Education,  Bonds

Bond Basics: What You’re Actually Lending and What Can Go Wrong

Date Published

Day‑0 Bond Basics: What You’re Actually Lending and What Can Go Wrong

TL;DR

Quick Summary

  • A bond is a contractual IOU: you lend money and expect coupon payments plus repayment of principal at maturity if the borrower performs.
  • Bond prices move mainly because market interest rates and expectations change; the coupon itself is often fixed.
  • Main beginner risks: interest‑rate risk, credit risk, and inflation risk.
  • Quick checklist: who youre lending to, for how long, what youre paid, and what could go wrong.

#RealTalk

Bonds aren’t magic yield boxes in your app—they’re structured IOUs with tradeoffs. Identify the issuer, the term, the payment type, and the main risks, and you’ll understand most bond choices.

Bottom Line

A bond is a promise: cash now in exchange for interest payments and future repayment of principal. The important question is not whether bonds are "safe" or "risky" in the abstract, but which issuer, term, and risk profile you are agreeing to. Start with that mental model before layering on more complex fixed‑income tools.

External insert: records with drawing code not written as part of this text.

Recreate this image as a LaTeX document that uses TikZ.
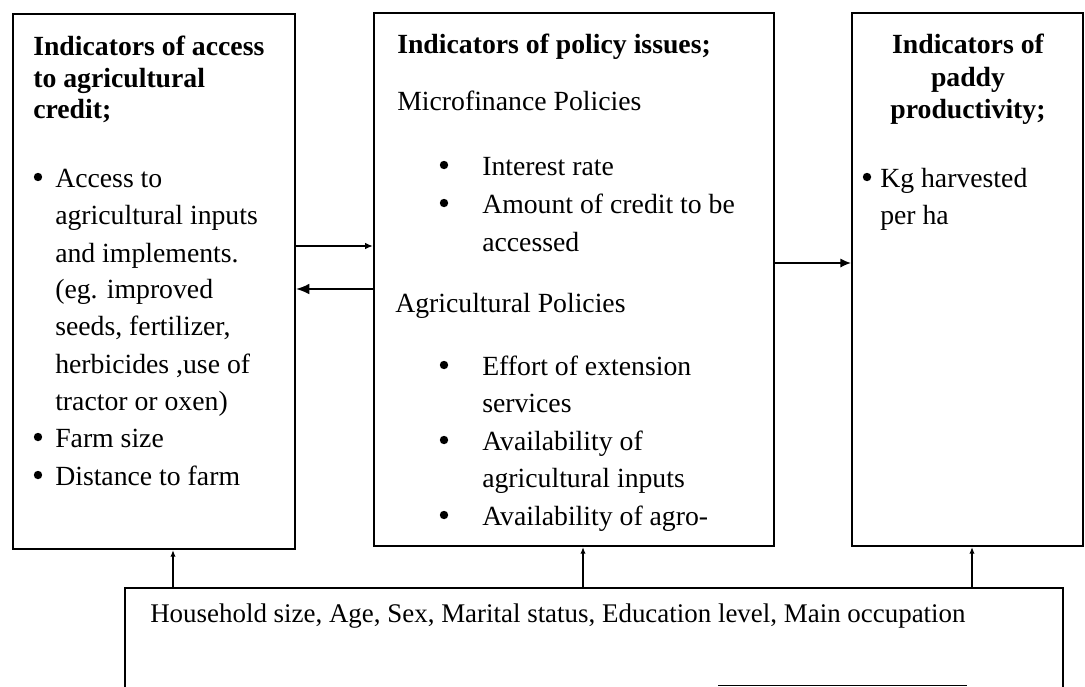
\documentclass[tikz,border=0pt]{standalone}
\usepackage{fontspec}
\setmainfont{Liberation Serif}
\usetikzlibrary{arrows.meta}
\newcommand\tln[4]{\node[txt,anchor=base west] (#1) at (#2,#3) {#4};}
\newcommand\hln[4]{\node[txt,anchor=base west] (#1) at (#2,#3) {\bfseries #4};}
\newcommand\bul[3]{\node[dot] (#1) at (#2,#3-10) {};}
\begin{document}
\begin{tikzpicture}[x=0.75pt,y=-0.75pt,
  box/.style={draw,line width=1.5pt,inner sep=0pt},
  txt/.style={inner sep=0pt,font=\fontsize{20.8}{25}\selectfont},
  dot/.style={circle,fill,inner sep=0pt,minimum size=6.3pt},
  arr/.style={line width=1.2pt}]
\useasboundingbox (0,0) rectangle (1085,686);
% boxes
\node[box,minimum width=211.5pt,minimum height=401.25pt] (L) at (154,281.5) {};
\node[box,minimum width=300pt,minimum height=399.75pt] (M) at (574,279.5) {};
\node[box,minimum width=173.25pt,minimum height=399.75pt] (R) at (967.5,279.5) {};
\node[box,minimum width=703.5pt,minimum height=99pt] (B) at (594,654) {};
\draw[line width=0.8pt] (718,685.3) -- (967,685.3);
% left box text
\hln{l1}{33}{55}{Indicators of access}
\hln{l2}{33}{87}{to agricultural}
\hln{l3}{33}{118}{credit;}
\bul{lb1}{38}{187}
\tln{la1}{55}{187}{Access to}
\tln{la2}{55}{224}{agricultural inputs}
\tln{la3}{55}{262}{and implements.}
\tln{la4}{55}{298}{(eg. improved}
\tln{la5}{55}{335}{seeds, fertilizer,}
\tln{la6}{55}{373}{herbicides ,use of}
\tln{la7}{55}{410}{tractor or oxen)}
\bul{lb2}{38}{447}
\tln{la8}{55}{447}{Farm size}
\bul{lb3}{38}{485}
\tln{la9}{55}{485}{Distance to farm}
% middle box text
\hln{m1}{397}{53}{Indicators of policy issues;}
\tln{m2}{397}{110}{Microfinance Policies}
\bul{mb1}{444}{175}
\tln{m3}{482}{175}{Interest rate}
\bul{mb2}{444}{213}
\tln{m4}{482}{213}{Amount of credit to be}
\tln{m5}{482}{251}{accessed}
\tln{m6}{395}{312}{Agricultural Policies}
\bul{mb3}{444}{375}
\tln{m7}{482}{375}{Effort of extension}
\tln{m8}{482}{412}{services}
\bul{mb4}{444}{450}
\tln{m9}{482}{450}{Availability of}
\tln{m10}{482}{487}{agricultural inputs}
\bul{mb5}{444}{525}
\tln{m11}{482}{525}{Availability of agro-}
% right box text
\node[txt,anchor=base] (r1) at (968,53) {\bfseries Indicators of};
\node[txt,anchor=base] (r2) at (968,86) {\bfseries paddy};
\node[txt,anchor=base] (r3) at (968,118) {\bfseries productivity;};
\bul{rb1}{867}{187}
\tln{r4}{880}{187}{Kg harvested}
\tln{r5}{880}{224}{per ha}
% bottom text
\node[inner sep=0pt,anchor=base west,font=\fontsize{20.2}{24}\selectfont] (b1) at (150,622) {Household size, Age, Sex, Marital status, Education level, Main occupation};
% connectors
\coordinate (y1) at (0,246);
\coordinate (y2) at (0,289);
\coordinate (y3) at (0,263);
\coordinate (x1) at (173,0);
\coordinate (x2) at (583,0);
\coordinate (x3) at (972,0);
\draw[arr,-{Latex[length=6pt,width=5pt]}] (L.east |- y1) -- (M.west |- y1);
\draw[arr,-{Latex[length=10pt,width=8pt]}] (M.west |- y2) -- (L.east |- y2);
\draw[arr,-{Latex[length=8pt,width=7pt]}] (M.east |- y3) -- (R.west |- y3);
\draw[arr,-{Latex[length=5pt,width=4pt]}] (x1 |- B.north) -- (x1 |- L.south);
\draw[arr,-{Latex[length=5pt,width=4pt]}] (x2 |- B.north) -- (x2 |- M.south);
\draw[arr,-{Latex[length=5pt,width=4pt]}] (x3 |- B.north) -- (x3 |- R.south);
\end{tikzpicture}
\end{document}
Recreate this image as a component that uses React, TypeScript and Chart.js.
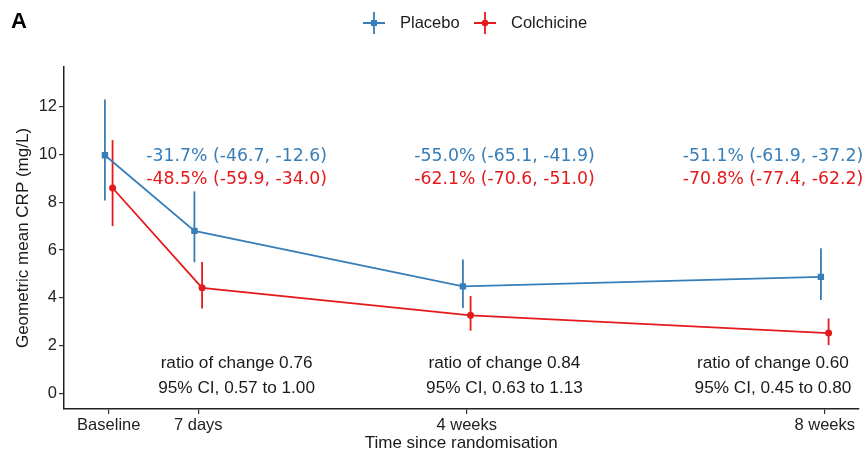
import React, { useEffect, useRef } from "react";
import { Chart, registerables } from "chart.js";

Chart.register(...registerables);

const timeDays = [0, 7, 28, 56];
const tickLabels = ["Baseline", "7 days", "4 weeks", "8 weeks"];
const yTicks = [0, 2, 4, 6, 8, 10, 12];

const placeboMean = [9.96, 6.8, 4.48, 4.88];
const placeboLow = [8.07, 5.49, 3.58, 3.91];
const placeboHigh = [12.29, 8.45, 5.6, 6.07];

const colchMean = [8.59, 4.42, 3.27, 2.53];
const colchLow = [7.0, 3.56, 2.63, 2.03];
const colchHigh = [10.59, 5.5, 4.08, 3.14];

const annotDays = [10.0, 30.95, 51.95];
const placeboPct = ["-31.7% (-46.7, -12.6)", "-55.0% (-65.1, -41.9)", "-51.1% (-61.9, -37.2)"];
const colchPct = ["-48.5% (-59.9, -34.0)", "-62.1% (-70.6, -51.0)", "-70.8% (-77.4, -62.2)"];
const ratioText = ["ratio of change 0.76", "ratio of change 0.84", "ratio of change 0.60"];
const ciText = ["95% CI, 0.57 to 1.00", "95% CI, 0.63 to 1.13", "95% CI, 0.45 to 0.80"];
const annotY = { placebo: 9.9, colch: 8.95, ratio: 1.25, ci: 0.22 };

const dodge = 0.3;
const BLUE = "#377EB8";
const RED = "#E41A1C";
const SANS = "'Liberation Sans', Arial, sans-serif";
const DEJAVU = "'DejaVu Sans', sans-serif";

const errorBarPlugin = {
  id: "errorBars",
  beforeDatasetsDraw(chart: any) {
    const { ctx } = chart;
    const xs = chart.scales.x;
    const ys = chart.scales.y;
    chart.data.datasets.forEach((ds: any) => {
      ctx.save();
      ctx.strokeStyle = ds.borderColor;
      ctx.lineWidth = 1.8;
      ds.data.forEach((p: any, i: number) => {
        const x = xs.getPixelForValue(p.x);
        ctx.beginPath();
        ctx.moveTo(x, ys.getPixelForValue(ds.yLow[i]));
        ctx.lineTo(x, ys.getPixelForValue(ds.yHigh[i]));
        ctx.stroke();
      });
      ctx.restore();
    });
  },
};

const annotationPlugin = {
  id: "annots",
  afterDraw(chart: any) {
    const { ctx } = chart;
    const xs = chart.scales.x;
    const ys = chart.scales.y;
    ctx.save();
    ctx.textAlign = "center";
    ctx.textBaseline = "middle";
    annotDays.forEach((d, i) => {
      const x = xs.getPixelForValue(d);
      ctx.font = `17.3px ${DEJAVU}`;
      ctx.fillStyle = BLUE;
      ctx.fillText(placeboPct[i], x, ys.getPixelForValue(annotY.placebo));
      ctx.fillStyle = RED;
      ctx.fillText(colchPct[i], x, ys.getPixelForValue(annotY.colch));
      ctx.font = `17.2px ${SANS}`;
      ctx.fillStyle = "#1a1a1a";
      ctx.fillText(ratioText[i], x, ys.getPixelForValue(annotY.ratio));
      ctx.fillText(ciText[i], x, ys.getPixelForValue(annotY.ci));
    });

    // panel tag
    ctx.textAlign = "left";
    ctx.textBaseline = "alphabetic";
    ctx.font = `bold 22px ${SANS}`;
    ctx.fillStyle = "#000";
    ctx.fillText("A", 11, 28);

    // legend
    const items = chart.data.datasets.map((ds: any) => ({
      label: ds.label,
      color: ds.borderColor,
      style: ds.pointStyle,
    }));
    const cy = 23;
    const starts = [374, 485];
    ctx.font = `16.5px ${SANS}`;
    ctx.textBaseline = "middle";
    items.forEach((it: any, i: number) => {
      const cx = starts[i];
      ctx.strokeStyle = it.color;
      ctx.fillStyle = it.color;
      ctx.lineWidth = 1.8;
      ctx.beginPath();
      ctx.moveTo(cx - 11, cy);
      ctx.lineTo(cx + 11, cy);
      ctx.moveTo(cx, cy - 11);
      ctx.lineTo(cx, cy + 11);
      ctx.stroke();
      if (it.style === "rect") {
        ctx.fillRect(cx - 3, cy - 3, 6, 6);
      } else {
        ctx.beginPath();
        ctx.arc(cx, cy, 3.3, 0, Math.PI * 2);
        ctx.fill();
      }
      ctx.fillStyle = "#1a1a1a";
      ctx.fillText(it.label, cx + 26, cy);
    });
    ctx.restore();
  },
};

export default function App() {
  const ref = useRef<HTMLCanvasElement | null>(null);

  useEffect(() => {
    document.body.style.margin = "0";
    if (!ref.current) return;
    const chart = new Chart(ref.current, {
      type: "line",
      data: {
        datasets: [
          {
            label: "Placebo",
            data: timeDays.map((d, i) => ({ x: d - dodge, y: placeboMean[i] })),
            yLow: placeboLow,
            yHigh: placeboHigh,
            borderColor: BLUE,
            backgroundColor: BLUE,
            borderWidth: 1.8,
            pointStyle: "rect",
            pointRadius: 4.5,
            pointBorderWidth: 0,
            tension: 0,
          } as any,
          {
            label: "Colchicine",
            data: timeDays.map((d, i) => ({ x: d + dodge, y: colchMean[i] })),
            yLow: colchLow,
            yHigh: colchHigh,
            borderColor: RED,
            backgroundColor: RED,
            borderWidth: 1.8,
            pointStyle: "circle",
            pointRadius: 3.5,
            pointBorderWidth: 0,
            tension: 0,
          } as any,
        ],
      },
      options: {
        animation: false,
        responsive: false,
        devicePixelRatio: 1,
        layout: { padding: { top: 67, left: 0, right: 0, bottom: 0 } },
        plugins: {
          legend: { display: false },
          tooltip: { enabled: false },
        },
        scales: {
          x: {
            type: "linear",
            min: -3.5,
            max: 58.64,
            afterBuildTicks: (s: any) => {
              s.ticks = timeDays.map((v) => ({ value: v }));
            },
            afterFit: (s: any) => {
              s.height = 48;
            },
            ticks: {
              autoSkip: false,
              maxRotation: 0,
              padding: 2,
              color: "#222",
              font: { family: SANS, size: 16.5 },
              callback: (v: any) => tickLabels[timeDays.indexOf(Number(v))] ?? "",
            },
            grid: { drawOnChartArea: false, drawTicks: true, tickLength: 5, color: "#333", lineWidth: 1.2 },
            border: { display: true, color: "#222", width: 1.5 },
            title: {
              display: true,
              text: "Time since randomisation",
              color: "#1a1a1a",
              font: { family: SANS, size: 17, lineHeight: 1 },
              padding: { top: 0, bottom: 5 },
            },
          },
          y: {
            type: "linear",
            min: -0.641,
            max: 13.645,
            afterBuildTicks: (s: any) => {
              s.ticks = yTicks.map((v) => ({ value: v }));
            },
            afterFit: (s: any) => {
              s.width = 64;
            },
            ticks: {
              padding: 2,
              color: "#222",
              font: { family: SANS, size: 16.5 },
            },
            grid: { drawOnChartArea: false, drawTicks: true, tickLength: 5, color: "#333", lineWidth: 1.2 },
            border: { display: true, color: "#222", width: 1.5 },
            title: {
              display: true,
              text: "Geometric mean CRP (mg/L)",
              color: "#1a1a1a",
              font: { family: SANS, size: 17, lineHeight: 1 },
              padding: { top: 15, bottom: 0 },
            },
          },
        },
      },
      plugins: [errorBarPlugin, annotationPlugin],
    } as any);
    return () => chart.destroy();
  }, []);

  return (
    <div style={{ width: 863, height: 457 }}>
      <canvas ref={ref} width={863} height={457} style={{ display: "block", width: 863, height: 457 }} />
    </div>
  );
}
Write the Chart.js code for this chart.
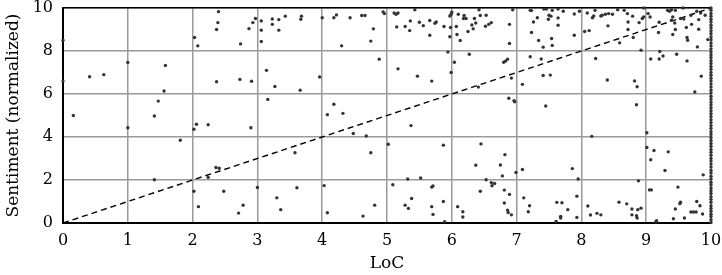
<!DOCTYPE html>
<html>
<head>
<meta charset="utf-8">
<script src="https://cdn.jsdelivr.net/npm/chart.js@4.4.1/dist/chart.umd.min.js"></script>
<style>
html, body { margin: 0; padding: 0; background: #fff; }
</style>
</head>
<body>
<canvas id="myChart" width="722" height="275"></canvas>
<script>
// lines of code (normalized) per file
var loc = [
    0, 0, 0.16, 0.41, 0.63, 1.0, 1.0, 1.58, 1.56, 1.47, 1.41, 1.41,
    2.40, 2.39, 2.37, 2.03, 2.08, 2.97, 2.93, 2.87, 2.74, 3.06, 3.06, 3.06, 3.23, 3.23, 3.14, 3.27, 3.16,
    2.37, 2.73, 2.91, 2.06, 2.02, 2.24, 2.90, 1.81, 2.36, 2.41, 2.24, 2.02, 2.48, 3.0, 3.30, 2.09, 2.78, 2.71,
    3.33, 3.43, 3.33, 3.68, 3.67, 3.66, 3.96, 4.0, 4.18, 4.22, 4.43, 4.61, 4.66, 4.94, 4.79, 4.75, 4.30, 4.88,
    4.18, 4.08, 4.32, 4.48, 4.68, 3.58, 4.75, 3.61, 4.03, 3.36, 4.08, 4.63, 4.81,
    4.96, 5.11, 5.14, 5.17, 5.43, 5.36, 5.15, 5.28, 5.35, 5.50, 5.56, 5.66, 5.74, 5.76, 5.66, 5.88, 5.97, 5.99,
    6.0, 5.98, 5.97, 6.07, 6.10, 6.19, 6.18, 6.22, 6.35, 6.42, 6.44, 6.53, 6.37, 6.31, 6.33, 6.25, 6.08, 6.13,
    6.52, 6.57, 6.61, 5.94, 6.04, 6.27, 5.17, 5.47, 5.69, 5.99, 6.41, 5.37, 5.02, 5.87, 6.45, 6.37,
    5.09, 5.32, 5.52, 5.69, 5.71, 6.53, 6.61, 6.62, 6.44, 5.38, 5.28, 5.33, 5.69, 5.87, 5.71, 5.89, 6.09, 6.17, 6.17,
    6.94, 6.89, 6.89, 7.21, 7.23, 7.42, 7.46, 7.55, 7.64, 7.72, 7.32, 7.26, 7.50, 7.53, 7.49, 7.64, 7.64, 7.89,
    7.97, 7.23, 7.34, 7.41, 7.54, 7.55, 7.89, 8.05, 8.12, 8.09, 8.17, 8.19, 8.21, 8.30,
    6.80, 6.83, 6.86, 6.92, 7.09, 7.21, 7.38, 7.41, 7.52, 8.22, 6.88, 6.96, 6.97, 7.45, 8.16,
    6.82, 6.75, 6.78, 6.99, 7.09, 7.86, 7.95, 6.66, 6.81, 6.89, 7.11, 6.81, 6.86, 6.87, 6.92, 7.20, 7.18,
    7.62, 7.70, 7.79, 7.93, 7.93, 7.68, 7.68, 7.61, 8.10, 8.14, 8.24, 8.30,
    8.32, 8.37, 8.42, 8.48, 8.56, 8.66, 8.71, 8.79, 8.72, 8.41, 8.72, 8.80, 8.59, 8.92, 8.89, 8.94, 8.96, 8.96,
    9.06, 9.03, 9.20, 9.19, 9.33, 9.36, 9.39, 9.45, 9.57, 9.41, 9.39, 9.53, 9.58, 9.69, 9.78, 9.84, 9.91,
    9.44, 9.45, 9.41, 9.62, 9.70, 9.81, 9.81, 9.63, 9.64, 9.79, 9.95, 9.21, 9.07, 9.20, 9.26, 9.47, 9.63,
    8.40, 8.82, 8.86, 9.85, 9.75, 8.85, 9.01, 9.01, 9.12, 9.34, 9.07, 9.29, 9.88, 8.88, 9.05, 9.08, 9.49,
    8.58, 8.70, 8.78, 8.87, 8.92, 8.78, 8.85, 8.86, 9.16, 9.15, 9.42, 9.45, 9.52, 9.53, 9.59, 9.69, 9.73,
    9.77, 9.78, 9.83, 9.87
];

var sentiment = [
    8.5, 6.6, 5.0, 6.8, 6.9, 7.47, 4.43, 7.33, 6.14, 5.67, 4.98, 2.01,
    9.83, 9.32, 9.0, 8.63, 8.24, 9.51, 9.32, 9.04, 8.33, 9.40, 8.97, 8.44, 9.49, 9.24, 7.10, 6.35, 5.75,
    6.57, 6.68, 6.59, 4.59, 4.36, 4.57, 4.43, 3.85, 2.58, 2.55, 2.12, 1.48, 1.48, 1.65, 1.17, 0.76, 0.83, 0.46,
    9.46, 9.62, 8.97, 9.62, 9.48, 6.18, 6.79, 9.55, 9.55, 9.68, 9.55, 9.65, 9.65, 9.82, 9.03, 8.46, 8.24, 7.62,
    5.52, 5.04, 5.10, 4.16, 4.05, 3.27, 3.27, 1.64, 1.74, 0.62, 0.48, 0.32, 0.83,
    9.74, 9.77, 9.71, 9.77, 9.92, 9.40, 9.12, 9.14, 8.95, 9.34, 9.18, 9.42, 9.29, 9.35, 8.73, 9.14, 9.63, 9.71,
    9.80, 9.09, 8.66, 9.14, 9.71, 9.65, 9.51, 9.51, 9.51, 9.92, 9.65, 9.66, 9.30, 9.21, 9.03, 8.91, 8.77, 8.49,
    9.15, 9.24, 9.32, 7.95, 7.48, 7.85, 7.17, 6.83, 6.60, 7.0, 6.32, 4.53, 3.66, 3.62, 3.68, 2.69,
    1.78, 2.05, 2.09, 1.67, 1.72, 2.01, 1.88, 1.73, 1.48, 1.14, 0.83, 0.68, 0.76, 1.0, 0.40, 0.06, 0.76, 0.52, 0.28,
    9.92, 9.24, 8.35, 9.89, 9.88, 9.95, 9.95, 9.89, 9.95, 9.85, 9.55, 9.35, 9.66, 9.62, 9.48, 9.54, 9.20, 9.72,
    9.85, 8.86, 8.49, 8.18, 8.58, 8.26, 8.73, 8.91, 8.95, 9.77, 9.55, 9.63, 9.89, 9.63,
    7.48, 7.53, 7.62, 6.74, 6.45, 7.73, 7.63, 6.86, 6.88, 7.65, 5.80, 5.69, 5.64, 5.44, 4.03,
    3.18, 2.70, 2.19, 2.35, 2.49, 2.53, 2.05, 1.84, 1.53, 1.33, 1.17, 0.93, 0.60, 0.49, 0.38, 0.80, 0.52,
    0.96, 0.94, 0.62, 1.25, 0.26, 0.31, 0.23, 0.07, 0.79, 0.37, 0.45, 0.38,
    9.66, 9.71, 9.74, 9.71, 9.92, 9.89, 9.74, 9.62, 9.35, 9.17, 9.0, 8.63, 8.38, 8.04, 9.32, 9.51, 9.58, 10.0,
    9.58, 9.74, 9.34, 8.86, 9.89, 9.85, 9.92, 9.89, 10.0, 9.58, 9.43, 9.51, 9.49, 9.66, 9.85, 9.77, 9.66,
    9.30, 9.0, 8.77, 9.09, 9.24, 9.46, 9.01, 8.63, 8.50, 8.19, 8.53, 7.98, 7.63, 7.63, 7.77, 7.85, 7.54,
    6.65, 6.61, 6.34, 6.83, 6.09, 5.50, 4.20, 3.51, 3.37, 3.31, 2.94, 2.44, 2.24, 1.96, 1.54, 1.54, 1.67,
    0.97, 0.89, 0.65, 0.62, 0.69, 0.38, 0.34, 0.23, 0.11, 0.06, 0.20, 0.65, 0.90, 0.97, 0.23, 0.51, 0.51,
    0.51, 1.0, 0.80, 0.42
];

// files that sit at LoC = 10 (the solid column on the right edge)
var edgeSentiment = [
    0.02, 0.15, 0.3, 0.41, 0.55, 0.68, 0.8, 0.97, 1.1, 1.22, 1.37, 1.5, 1.63, 1.78, 1.9, 2.05, 2.18,
    2.33, 2.45, 2.6, 2.74, 2.88, 3.0, 3.15, 3.29, 3.42, 3.57, 3.7, 3.84, 3.98, 4.12, 4.25, 4.4, 4.53,
    4.67, 4.8, 4.95, 5.08, 5.22, 5.36, 5.5, 5.63, 5.77, 5.9, 6.05, 6.18, 6.32, 6.46, 6.6, 6.73, 6.87,
    7.0, 7.15, 7.28, 7.42, 7.55, 7.7, 7.83, 7.97, 8.1, 8.25, 8.38, 8.52, 8.65, 8.8, 8.93, 9.07, 9.2,
    9.35, 9.48, 9.62, 9.75, 9.9, 10.0
];

var diagonal = [0, 10];
var xTicks = [0, 1, 2, 3, 4, 5, 6, 7, 8, 9, 10];
var yTicks = [0, 2, 4, 6, 8, 10];

var points = loc.map(function (x, i) { return { x: x, y: sentiment[i] }; });
edgeSentiment.forEach(function (y) { points.push({ x: 10, y: y }); });

var xFirst = xTicks[0], xLast = xTicks[xTicks.length - 1];
var yFirst = yTicks[0], yLast = yTicks[yTicks.length - 1];

var tickFont = { family: "'DejaVu Serif', serif", size: 16 };
var titleFont = { family: "'DejaVu Serif', serif", size: 17 };
var gridColor = '#9a9a9a';

var ctx = document.getElementById('myChart').getContext('2d');

var chart = new Chart(ctx, {
    type: 'scatter',
    data: {
        datasets: [{
            label: 'files',
            data: points,
            backgroundColor: '#333',
            borderWidth: 0,
            pointRadius: 1.7,
            clip: false
        }, {
            type: 'line',
            label: 'y = x',
            data: diagonal.map(function (v) { return { x: v, y: v }; }),
            borderColor: '#000',
            borderWidth: 1.4,
            borderDash: [6, 4],
            pointRadius: 0,
            fill: false
        }]
    },
    options: {
        responsive: false,
        animation: false,
        devicePixelRatio: 1,
        layout: { padding: { top: 8, right: 11, left: 0, bottom: 0 } },
        plugins: {
            legend: { display: false },
            tooltip: { enabled: false }
        },
        scales: {
            x: {
                type: 'linear',
                position: 'bottom',
                min: xFirst,
                max: xLast,
                ticks: { stepSize: 1, padding: 8, color: '#000', font: tickFont, maxRotation: 0 },
                grid: { display: true, color: gridColor, lineWidth: 1.5, drawTicks: false },
                border: { color: '#000', width: 2 },
                title: { display: true, text: 'LoC', color: '#000', font: titleFont, padding: { top: 0, bottom: 1 } },
                afterFit: function (s) { s.height = 52; s.paddingLeft = 0; s.paddingRight = 0; }
            },
            y: {
                type: 'linear',
                position: 'left',
                min: yFirst,
                max: yLast,
                ticks: { stepSize: 2, padding: 10, color: '#000', font: tickFont },
                grid: { display: true, color: gridColor, lineWidth: 1.5, drawTicks: false },
                border: { color: '#000', width: 2 },
                title: { display: true, text: 'Sentiment (normalized)', color: '#000', font: titleFont, padding: { top: 3, bottom: 0 } },
                afterFit: function (s) { s.width = 63; s.paddingTop = 0; s.paddingBottom = 0; }
            },
            x2: {
                type: 'linear',
                position: 'top',
                min: xFirst,
                max: xLast,
                ticks: { display: false },
                grid: { display: false, drawTicks: false },
                border: { color: '#000', width: 1.5 },
                afterFit: function (s) { s.height = 0; s.paddingLeft = 0; s.paddingRight = 0; }
            }
        }
    }
});
</script>
</body>
</html>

When you buy a bond through an app or broker, you’re not buying an abstract “fixed‑income box.” You are entering a contract: you give money now, and a borrower promises two core things in return.

  • Periodic interest payments (often called coupons)
  • Repayment of the original amount (principal) at a specified future date (maturity)

At base, a bond is that IOU. Everything else—price charts, yield curves, bond funds—builds on this simple exchange.

Who’s borrowing and who’s lending?

Typical bond borrowers include:

  • Governments (national treasuries, and sometimes state or municipal issuers)
  • Companies (corporate bonds)
  • Other entities such as government agencies or international organizations

You, the buyer, are the lender. You can own a single issued bond directly or own many bonds indirectly through a bond fund or ETF. The underlying relationship—many borrowers issuing IOUs to many lenders—remains the same.

How the money actually flows (Day 0 and beyond)

Think of a $1,000 bond with a 4% annual coupon and a 10‑year maturity as a clear example:

  • Day 0: You pay $1,000 to the issuer in exchange for the bond.
  • During the term: You receive interest payments—$40 per year in this example. Some bonds pay interest semiannually, so that might be two $20 payments per year.
  • At maturity: The issuer is expected to repay the $1,000 principal.

If you hold to maturity and the borrower makes the promised payments, the sequence of interest payments followed by repayment of principal is straightforward. Note that not all bonds have fixed coupons: some pay variable interest or are indexed to inflation, but many retail bonds use fixed coupons.

Why prices move when interest rates change

After issuance, bonds trade on secondary markets. Their prices change mainly because market interest rates and investor expectations change.

Using the same $1,000 bond with a 4% coupon:

  • If new bonds are available at 6%, buyers will generally prefer newer issues. To offer a competitive overall return, the price of the 4% bond tends to fall so its yield aligns more with current rates.
  • If new bonds pay 2%, the 4% bond looks relatively attractive and its price tends to rise because buyers are willing to pay more for that higher coupon.

The key relationship: the coupon (the contract's payment schedule) can be fixed, but the bonds market price moves so that its yield reflects prevailing rates. In general, higher market rates are associated with lower prices for existing bonds, and lower market rates with higher prices.

What can go wrong?

Three risk categories commonly matter early on:

  • Interest‑rate risk: If market interest rates rise, a bonds price will usually fall. If you sell before maturity, you may receive less than you paid.
  • Credit risk: If the borrowers financial condition deteriorates or it stops making payments, the bonds price can fall significantly and recovery of principal may be uncertain.
  • Inflation risk: If inflation is higher than the bonds coupon, the bonds purchasing‑power return (real return) can be lower than expected.

These risks don’t make bonds inherently good or bad; they describe the tradeoffs involved. Different bonds and funds balance these risks differently depending on issuer quality, term length, and structure.

A simple mental model for beginners

When you see a bond or bond fund in your app, answer four plain‑English questions:

  • Who am I lending to? (A government, a corporation, or another issuer?)
  • For how long? (Short term, intermediate, or long term?)
  • What am I being paid? (Is the coupon fixed, variable, or indexed, and how does it compare to current market rates?)
  • What could break? (Rates rise, the borrower weakens, or inflation erodes real returns?)

If you can state those answers clearly, you’ll understand the main tradeoffs. From there, you can add more concepts—duration, yield to maturity, credit ratings, or how bond funds manage many individual bonds—but the Day‑0 picture stays the same: a bond is an IOU, you are the lender, and the main risks are about interest rates, repayment ability, and inflation.

Getting this frame right makes the rest of fixed income less mysterious and helps set realistic expectations about possible outcomes.